18 maddede cülus töreni hakkında bilinmesi gerekenler
Sözlükte oturmak anlamına gelen cülus, kadim saltanat geleneğiydi. Osmanlı döneminde sultanlar, büyük ve ihtişamlı törenlerle tahta çıkarlardı. Saltanat değişiklikleri imparatorluğun dört bir tarafında büyük şenliklerle kutlanırdı. Payitaht, Osmanlı tarihinin en önemli merasimlerine sahne olurdu. Peki, yeni hükümdarlara nasıl dua edilirdi? Padişahlar ne tören sırasında ne giyerdi? Tahta çıkış merasimi nasıldı?
Giriş Tarihi: 21.05.2020
15:55
Güncelleme Tarihi: 21.05.2021
13:41
SULTANLARIN MERASİM KIYAFETLERİ
Cülus törenleri sırasında bazı padişahlar başlarına yûsufî denilen bir sarık sarar veya bu adla anılan bir serpuş giyerlerdi. Evliya Çelebi'nin aktardığına göre Hz. Yusuf'a ait olan bu sarığı Yavuz Sultan Selim Mısır'dan getirdi. IV. Murad kılıç alayından sonra hırka-i şerife yüz sürdü ve Hz. Yusuf'a ait olduğu düşünülen sarığı başına giyerek iki rekat namaz kıldı.
IV. Mehmed cülûsu sırasında henüz yedi yaşında olduğundan dolayı başına, üzerine beyaz tülbent çekilen kavuk türü olan mücevveze giydi. Edirne'de cülûs eden II. Ahmed ise yûsufî destarın İstanbul'da kalmasından dolayı geçici olarak küçük bir destara iki büyük zümrüt sorguç takılmak suretiyle yapılan sarığı giydi. III. Ahmed, cülûsu sırasında sırtına padişahlara mahsus samur kapaniçe giydi ve üç sorguçla süslenmiş yûsufî sarığı sardı. Aynı şekilde III. Selim de cülûsunda başına yûsufî serpuş giydi.
Kapaniçe : Devrik yakalı, kolsuz, kol yerine omuzlarında kısa parçalar ve yakasının arkasında hemen hemen yere kadar uzanan enli iki şerit bulunan gösterişli kürk
İLK CUMA NAMAZI AYASOFYA'DA KILINIRDI
Padişah cülus ettikten sonra tahta çıktığını diğer devletlere kendi tuğrasıyla bir ferman göndererek bildirirdi. Buna cülus tebliği denirdi. Yabancı ülkelerden de cülus tebriki için elçiler gelir ve bunlar törenlerle karşılanırlardı. Padişahın ilk Cuma namazı büyük törenlere sahne olurdu.
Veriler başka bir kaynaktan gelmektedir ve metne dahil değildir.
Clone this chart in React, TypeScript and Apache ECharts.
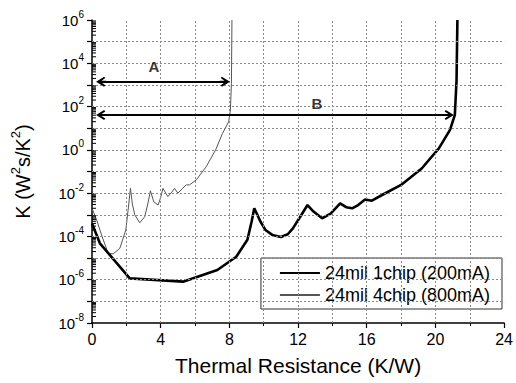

Genelde padişahlar ilk Cuma namazlarını Ayasofya Camii'nde kılarlardı. Yeni padişahı görmek isteyen halk da törene gelirdi.
SULTAN ABDÜLHAMİD'İN CÜLUSU
Osmanlı'da dini günler dışında yıl dönümü kutlamaları bulunmazdı. II. Mahmud döneminden itibaren şehirde donanma ve şehrâyinler tertiplenerek padişahın cülus yıl dönümleri kutlanmaya başlandı. Sultan Abdülaziz döneminin hemen başlarından itibaren cülus yıl dönümü, Dolmabahçe Sarayı'nda tertiplenen merasimlerle resmen kutlanmaya başlandı.
Sultan II. Abdülhamid döneminde cülûs yıl dönümlerine önem verilmeye başlandı. 31 Ağustos 1876 Perşembe günü padişah ilan edildi, 7 Eylül'de Eyüp'te kılıç kuşandı. Bu günlerde erkenden Mabeyn'e çıkan padişah akşama kadar vekillerin, vezirlerin, müşirlerin ve yabancı sefirlerin, akşam da harem halkının ve ailesinin tebriklerini kabul ederdi. Bu münasebetle sarayın bahçesi ve daireleri fener ve bayraklarla donatılır, kapıların üstüne "Padişahım çok yaşa" yazılı levhalar asılırdı. Gece de eğlence, davet ve ziyafetlerle geçirilirdi.